Task instructions: Repeat exactly the lines from the line with "Output the Python" to the line with "ndlr = [0.0, 0.001, -0.011, -0.022]", including both, and leave out any pictures.

Input records:
_ _ _

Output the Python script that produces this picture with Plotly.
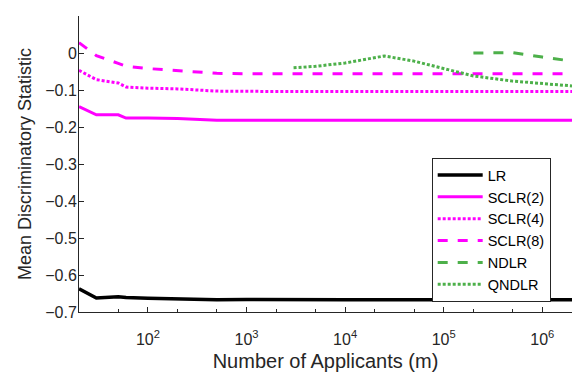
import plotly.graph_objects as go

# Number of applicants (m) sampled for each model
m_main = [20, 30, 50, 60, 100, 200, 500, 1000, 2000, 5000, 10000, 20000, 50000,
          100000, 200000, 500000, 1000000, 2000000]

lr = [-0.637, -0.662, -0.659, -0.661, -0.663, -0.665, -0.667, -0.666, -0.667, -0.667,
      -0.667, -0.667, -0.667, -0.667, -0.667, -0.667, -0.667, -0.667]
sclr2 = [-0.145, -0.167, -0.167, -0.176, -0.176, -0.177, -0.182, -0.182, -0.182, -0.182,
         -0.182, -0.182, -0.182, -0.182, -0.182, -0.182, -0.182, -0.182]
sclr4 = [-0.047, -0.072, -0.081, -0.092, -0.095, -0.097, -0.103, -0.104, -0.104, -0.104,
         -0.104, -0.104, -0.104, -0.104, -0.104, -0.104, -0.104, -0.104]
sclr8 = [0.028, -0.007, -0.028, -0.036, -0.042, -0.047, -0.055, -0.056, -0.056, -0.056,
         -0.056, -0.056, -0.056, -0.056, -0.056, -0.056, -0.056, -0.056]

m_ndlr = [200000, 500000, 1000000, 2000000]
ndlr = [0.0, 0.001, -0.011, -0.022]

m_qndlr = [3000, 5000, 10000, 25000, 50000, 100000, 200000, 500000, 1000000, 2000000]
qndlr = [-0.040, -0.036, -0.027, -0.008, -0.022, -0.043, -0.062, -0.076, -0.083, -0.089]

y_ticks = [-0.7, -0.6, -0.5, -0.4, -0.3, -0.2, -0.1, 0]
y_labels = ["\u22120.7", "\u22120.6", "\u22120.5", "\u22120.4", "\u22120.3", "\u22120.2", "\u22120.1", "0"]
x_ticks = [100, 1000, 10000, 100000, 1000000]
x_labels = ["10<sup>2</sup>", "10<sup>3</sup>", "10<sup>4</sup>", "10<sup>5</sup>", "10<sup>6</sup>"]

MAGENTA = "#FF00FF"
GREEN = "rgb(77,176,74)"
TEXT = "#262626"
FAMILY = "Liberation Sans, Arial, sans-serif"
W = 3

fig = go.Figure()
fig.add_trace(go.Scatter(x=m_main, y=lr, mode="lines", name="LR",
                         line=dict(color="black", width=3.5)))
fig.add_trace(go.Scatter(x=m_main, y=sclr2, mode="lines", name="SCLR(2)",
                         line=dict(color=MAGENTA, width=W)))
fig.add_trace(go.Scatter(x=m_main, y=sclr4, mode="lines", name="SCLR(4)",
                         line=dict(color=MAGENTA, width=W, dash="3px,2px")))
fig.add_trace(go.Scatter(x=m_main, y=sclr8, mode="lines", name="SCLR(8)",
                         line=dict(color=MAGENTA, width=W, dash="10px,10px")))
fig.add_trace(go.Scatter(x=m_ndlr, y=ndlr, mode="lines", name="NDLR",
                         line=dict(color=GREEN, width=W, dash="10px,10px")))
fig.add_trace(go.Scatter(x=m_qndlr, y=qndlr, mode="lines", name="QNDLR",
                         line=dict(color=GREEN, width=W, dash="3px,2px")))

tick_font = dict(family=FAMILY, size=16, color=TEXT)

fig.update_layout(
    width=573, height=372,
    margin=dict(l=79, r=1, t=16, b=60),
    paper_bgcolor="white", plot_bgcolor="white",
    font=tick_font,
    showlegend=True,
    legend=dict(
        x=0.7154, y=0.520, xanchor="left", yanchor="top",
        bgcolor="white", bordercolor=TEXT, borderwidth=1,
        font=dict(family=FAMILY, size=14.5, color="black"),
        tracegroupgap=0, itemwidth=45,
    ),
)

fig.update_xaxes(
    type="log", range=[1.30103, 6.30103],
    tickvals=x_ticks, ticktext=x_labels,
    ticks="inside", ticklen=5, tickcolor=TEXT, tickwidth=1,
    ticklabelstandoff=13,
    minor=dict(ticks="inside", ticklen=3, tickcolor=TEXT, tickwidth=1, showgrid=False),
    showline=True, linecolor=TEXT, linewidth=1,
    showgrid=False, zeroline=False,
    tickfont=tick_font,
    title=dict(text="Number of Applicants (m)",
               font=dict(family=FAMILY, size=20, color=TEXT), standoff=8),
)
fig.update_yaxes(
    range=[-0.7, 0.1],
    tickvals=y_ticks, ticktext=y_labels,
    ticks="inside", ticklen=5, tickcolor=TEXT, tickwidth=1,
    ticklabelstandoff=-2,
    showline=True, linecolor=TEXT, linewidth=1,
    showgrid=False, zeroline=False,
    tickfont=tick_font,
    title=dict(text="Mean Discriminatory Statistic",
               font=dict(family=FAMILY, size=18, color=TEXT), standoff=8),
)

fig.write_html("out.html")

_ _ _

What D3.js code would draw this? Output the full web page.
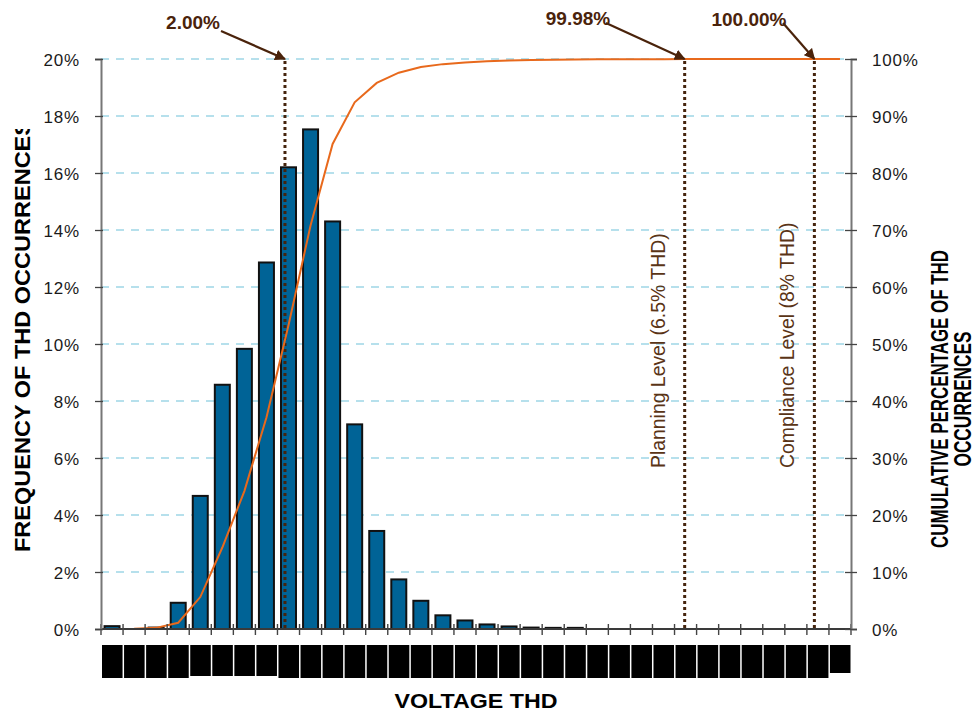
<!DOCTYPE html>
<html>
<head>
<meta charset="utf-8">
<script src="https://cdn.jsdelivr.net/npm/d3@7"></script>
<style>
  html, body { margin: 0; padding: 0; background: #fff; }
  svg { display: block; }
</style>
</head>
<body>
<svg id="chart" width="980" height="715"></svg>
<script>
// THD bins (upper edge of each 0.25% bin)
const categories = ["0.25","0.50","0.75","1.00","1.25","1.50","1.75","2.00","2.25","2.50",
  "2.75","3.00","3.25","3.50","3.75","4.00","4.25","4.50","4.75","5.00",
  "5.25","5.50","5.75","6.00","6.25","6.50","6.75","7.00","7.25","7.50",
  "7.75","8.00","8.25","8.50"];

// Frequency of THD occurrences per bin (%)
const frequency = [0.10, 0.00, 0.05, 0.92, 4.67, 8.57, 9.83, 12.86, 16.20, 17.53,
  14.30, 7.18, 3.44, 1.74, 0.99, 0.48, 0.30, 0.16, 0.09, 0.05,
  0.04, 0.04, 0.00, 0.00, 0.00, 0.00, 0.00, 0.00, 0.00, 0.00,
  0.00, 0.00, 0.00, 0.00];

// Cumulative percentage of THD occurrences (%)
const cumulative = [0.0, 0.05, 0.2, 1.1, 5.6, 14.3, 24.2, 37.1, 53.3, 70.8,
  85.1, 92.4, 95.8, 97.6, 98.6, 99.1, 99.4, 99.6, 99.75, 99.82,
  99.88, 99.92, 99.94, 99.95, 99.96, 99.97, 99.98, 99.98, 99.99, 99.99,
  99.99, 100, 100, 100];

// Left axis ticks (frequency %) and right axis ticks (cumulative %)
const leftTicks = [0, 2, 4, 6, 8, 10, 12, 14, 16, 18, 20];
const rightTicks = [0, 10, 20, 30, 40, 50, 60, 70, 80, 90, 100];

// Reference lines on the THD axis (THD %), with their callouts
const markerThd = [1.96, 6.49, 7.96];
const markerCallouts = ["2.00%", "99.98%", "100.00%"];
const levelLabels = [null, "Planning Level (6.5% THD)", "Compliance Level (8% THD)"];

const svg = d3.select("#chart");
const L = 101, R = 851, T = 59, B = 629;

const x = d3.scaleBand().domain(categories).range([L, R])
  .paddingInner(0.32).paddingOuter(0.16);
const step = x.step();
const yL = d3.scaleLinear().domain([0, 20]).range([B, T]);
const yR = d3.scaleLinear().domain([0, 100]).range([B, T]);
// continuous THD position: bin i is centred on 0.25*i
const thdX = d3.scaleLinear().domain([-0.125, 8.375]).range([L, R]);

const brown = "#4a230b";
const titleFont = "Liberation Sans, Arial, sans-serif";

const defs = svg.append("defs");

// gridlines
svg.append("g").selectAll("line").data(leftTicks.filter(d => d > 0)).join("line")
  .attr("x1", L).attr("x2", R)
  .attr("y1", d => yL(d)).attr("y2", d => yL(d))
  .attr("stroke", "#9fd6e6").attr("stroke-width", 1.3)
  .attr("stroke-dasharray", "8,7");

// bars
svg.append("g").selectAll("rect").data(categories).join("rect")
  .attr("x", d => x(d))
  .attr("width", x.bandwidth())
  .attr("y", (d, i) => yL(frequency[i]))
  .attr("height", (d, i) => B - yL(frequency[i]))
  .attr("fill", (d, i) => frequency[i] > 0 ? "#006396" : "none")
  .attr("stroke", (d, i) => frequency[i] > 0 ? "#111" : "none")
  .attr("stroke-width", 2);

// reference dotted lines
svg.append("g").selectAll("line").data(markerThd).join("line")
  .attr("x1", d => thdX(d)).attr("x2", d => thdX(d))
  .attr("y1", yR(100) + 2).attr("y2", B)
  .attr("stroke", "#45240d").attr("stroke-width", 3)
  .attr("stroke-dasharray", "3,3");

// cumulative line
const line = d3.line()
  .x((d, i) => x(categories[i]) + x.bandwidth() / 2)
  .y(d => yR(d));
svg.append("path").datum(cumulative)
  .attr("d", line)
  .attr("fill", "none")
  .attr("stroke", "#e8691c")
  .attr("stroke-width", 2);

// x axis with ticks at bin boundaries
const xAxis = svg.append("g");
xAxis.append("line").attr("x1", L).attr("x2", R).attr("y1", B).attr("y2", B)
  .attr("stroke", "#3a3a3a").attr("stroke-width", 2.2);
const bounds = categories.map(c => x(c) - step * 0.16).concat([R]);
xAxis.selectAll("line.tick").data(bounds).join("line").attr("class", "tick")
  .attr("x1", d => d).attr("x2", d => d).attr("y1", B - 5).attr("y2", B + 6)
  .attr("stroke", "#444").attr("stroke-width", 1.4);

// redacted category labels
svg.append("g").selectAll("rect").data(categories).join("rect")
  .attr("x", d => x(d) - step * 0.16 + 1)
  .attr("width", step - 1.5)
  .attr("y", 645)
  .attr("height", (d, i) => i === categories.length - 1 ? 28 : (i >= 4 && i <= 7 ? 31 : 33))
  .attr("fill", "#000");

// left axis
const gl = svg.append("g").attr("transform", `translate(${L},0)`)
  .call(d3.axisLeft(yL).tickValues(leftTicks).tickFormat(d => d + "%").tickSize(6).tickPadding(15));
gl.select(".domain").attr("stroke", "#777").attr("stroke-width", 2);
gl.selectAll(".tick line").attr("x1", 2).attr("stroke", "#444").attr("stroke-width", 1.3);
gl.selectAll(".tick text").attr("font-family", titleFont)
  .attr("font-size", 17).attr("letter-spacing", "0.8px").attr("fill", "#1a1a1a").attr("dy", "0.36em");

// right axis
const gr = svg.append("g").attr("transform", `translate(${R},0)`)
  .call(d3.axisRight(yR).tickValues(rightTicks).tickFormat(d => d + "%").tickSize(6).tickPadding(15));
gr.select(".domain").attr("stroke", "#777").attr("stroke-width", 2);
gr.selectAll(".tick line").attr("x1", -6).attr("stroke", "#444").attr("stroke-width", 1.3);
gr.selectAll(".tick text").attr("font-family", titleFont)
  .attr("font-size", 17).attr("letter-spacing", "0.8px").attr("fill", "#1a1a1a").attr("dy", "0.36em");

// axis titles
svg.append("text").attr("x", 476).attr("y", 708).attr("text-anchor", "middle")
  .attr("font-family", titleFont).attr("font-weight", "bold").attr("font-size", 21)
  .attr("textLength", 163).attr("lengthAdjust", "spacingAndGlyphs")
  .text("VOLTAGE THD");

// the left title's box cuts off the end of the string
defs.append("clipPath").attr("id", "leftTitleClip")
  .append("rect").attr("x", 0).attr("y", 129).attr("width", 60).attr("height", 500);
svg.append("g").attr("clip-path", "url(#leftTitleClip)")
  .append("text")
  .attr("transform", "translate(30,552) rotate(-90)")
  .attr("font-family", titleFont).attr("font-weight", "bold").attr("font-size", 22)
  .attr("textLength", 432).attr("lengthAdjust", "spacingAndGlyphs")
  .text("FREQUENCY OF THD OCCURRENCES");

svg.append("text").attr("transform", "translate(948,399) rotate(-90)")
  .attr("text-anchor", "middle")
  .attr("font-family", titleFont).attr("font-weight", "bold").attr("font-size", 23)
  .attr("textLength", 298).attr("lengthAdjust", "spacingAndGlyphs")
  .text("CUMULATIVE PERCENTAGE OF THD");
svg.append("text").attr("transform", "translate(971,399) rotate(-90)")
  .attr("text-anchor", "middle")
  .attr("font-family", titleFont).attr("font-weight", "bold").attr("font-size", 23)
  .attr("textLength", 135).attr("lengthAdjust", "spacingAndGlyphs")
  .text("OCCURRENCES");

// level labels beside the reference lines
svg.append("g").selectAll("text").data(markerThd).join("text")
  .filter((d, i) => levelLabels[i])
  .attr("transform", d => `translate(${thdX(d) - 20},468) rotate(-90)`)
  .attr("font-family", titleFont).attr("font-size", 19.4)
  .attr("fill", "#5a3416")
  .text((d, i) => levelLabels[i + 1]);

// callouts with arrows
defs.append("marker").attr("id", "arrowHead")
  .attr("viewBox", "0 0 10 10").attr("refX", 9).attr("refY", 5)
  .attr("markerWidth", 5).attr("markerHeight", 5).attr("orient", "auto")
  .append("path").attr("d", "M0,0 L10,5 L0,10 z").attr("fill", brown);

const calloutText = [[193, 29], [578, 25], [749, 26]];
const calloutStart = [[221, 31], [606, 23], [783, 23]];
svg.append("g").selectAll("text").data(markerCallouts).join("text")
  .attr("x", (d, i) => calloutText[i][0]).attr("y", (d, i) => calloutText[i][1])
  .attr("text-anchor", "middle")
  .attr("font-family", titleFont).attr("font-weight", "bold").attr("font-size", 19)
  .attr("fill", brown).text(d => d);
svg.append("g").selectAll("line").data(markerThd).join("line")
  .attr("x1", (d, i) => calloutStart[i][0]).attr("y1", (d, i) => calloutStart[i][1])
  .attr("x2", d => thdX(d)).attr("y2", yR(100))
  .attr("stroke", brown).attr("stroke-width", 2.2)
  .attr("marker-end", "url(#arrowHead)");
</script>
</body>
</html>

_ _ _

Reply to the exercise:
Output the Python script that produces this picture with Plotly.
import plotly.graph_objects as go

# Number of applicants (m) sampled for each model
m_main = [20, 30, 50, 60, 100, 200, 500, 1000, 2000, 5000, 10000, 20000, 50000,
          100000, 200000, 500000, 1000000, 2000000]

lr = [-0.637, -0.662, -0.659, -0.661, -0.663, -0.665, -0.667, -0.666, -0.667, -0.667,
      -0.667, -0.667, -0.667, -0.667, -0.667, -0.667, -0.667, -0.667]
sclr2 = [-0.145, -0.167, -0.167, -0.176, -0.176, -0.177, -0.182, -0.182, -0.182, -0.182,
         -0.182, -0.182, -0.182, -0.182, -0.182, -0.182, -0.182, -0.182]
sclr4 = [-0.047, -0.072, -0.081, -0.092, -0.095, -0.097, -0.103, -0.104, -0.104, -0.104,
         -0.104, -0.104, -0.104, -0.104, -0.104, -0.104, -0.104, -0.104]
sclr8 = [0.028, -0.007, -0.028, -0.036, -0.042, -0.047, -0.055, -0.056, -0.056, -0.056,
         -0.056, -0.056, -0.056, -0.056, -0.056, -0.056, -0.056, -0.056]

m_ndlr = [200000, 500000, 1000000, 2000000]
ndlr = [0.0, 0.001, -0.011, -0.022]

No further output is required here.